Talk:To the Summit of Mount Diablo by Wheel. - Wheel. - San Francisco Chronicle, 08 Apr 1889

From Wooljersey

Note, all the bicycles in this article are "ordinary" bicycles, what we now call "pennyfarthings." Mounting and dismounting these things was no mean feat, especially in full skirts, as Mrs. Edwin Mohrig likely was. You'll notice below that "safety" bicycles are especially called out. The switch to the safety as predominant bicycle design in California didn't come for another three years or so. Here is a sense of what bicycles looked like in 1889. The switch from the 'ordinary' to the 'safety' (what we now call a 'bicycle') was happening when this article was written.

Nine days after this was written:

The San Francisco Bicycle Club had seven members on their semi-monthly run last Sunday. This is not a very good showing for a club which claims a membership of seventy. By the way, how many of those seventy are members of the league? How does the San Francisco Bicycle Club hold its place in the league, if it has seventy members, when there are only about forty names from that club on the league roll? It would be in order for some member of that organization to rise and explain.

This appeared in the Oakland tribune:

Nine of the members of the San Francisco Bicycle Club have recently joined the league.
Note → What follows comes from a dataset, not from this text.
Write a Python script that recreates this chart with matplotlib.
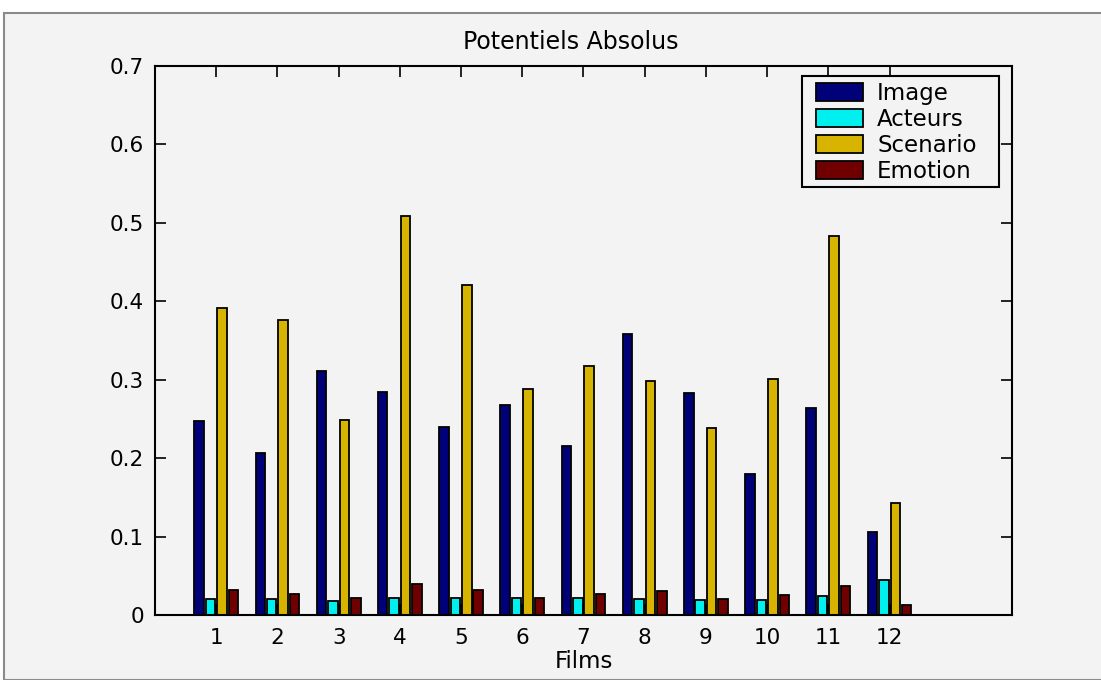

Oakland Tribune, 17 Apr 1889, Wed • Page 3

I think Meeker and Knapp went up what we now call "South Gate Rd". From https://www.mdia.org/history-of-mount-diablo: "Colton's daughter Caroline and her husband, mining engineer Dan Cook, inherited the Railroad Ranch, which by then extended from Green Valley School to Sycamore Valley and to Curry Creek, taking in the headwaters of Marsh Creek, the southern summit road and the Mountain House Hotel. Brothers Dan and Seth Cook (both 'rough, obscenity-speaking and hearty fellows' according to R.N. Burgess) and changed the name to Cook Farms. Seth, a bachelor, inherited and passed the farm to his niece Louise and her husband John F. Boyd. Boyd renamed it the Oakwood Park Stock Farms and by 1897 it included 6,000 acres. By 1913 it grew to 15,000 acres, including areas of Dan Cook Canyon, Rock City, Devil's Slide and the area along South Gate Road, and was considered the largest stock farm in the world." See also this section of a book about Louise Boyd, and the history of the Diablo Country Club, which is at the base of "Dan Cook trail".

See also this article from The San Francisco Call, 25 Aug 1890, Mon, Page 7, which states "Knapp and Hammer are the first who ever had their wheels crown the peak of Tamalpais..." However Joe Breeze points out; "Morgan, I believe Mill Valley Library has the East Peak register, or maybe it's the West Peak register. Anyway, I think the first bike entry within is from FEB1, 1885, by C. F. Merrinon (?) and W. E. Nachtrich of the Bay City Wheelmen. They most likely rode up the brand new Eldridge Grade, and were no doubt on highwheel bikes. I imagine there wasn't a lot of easy riding in either direction."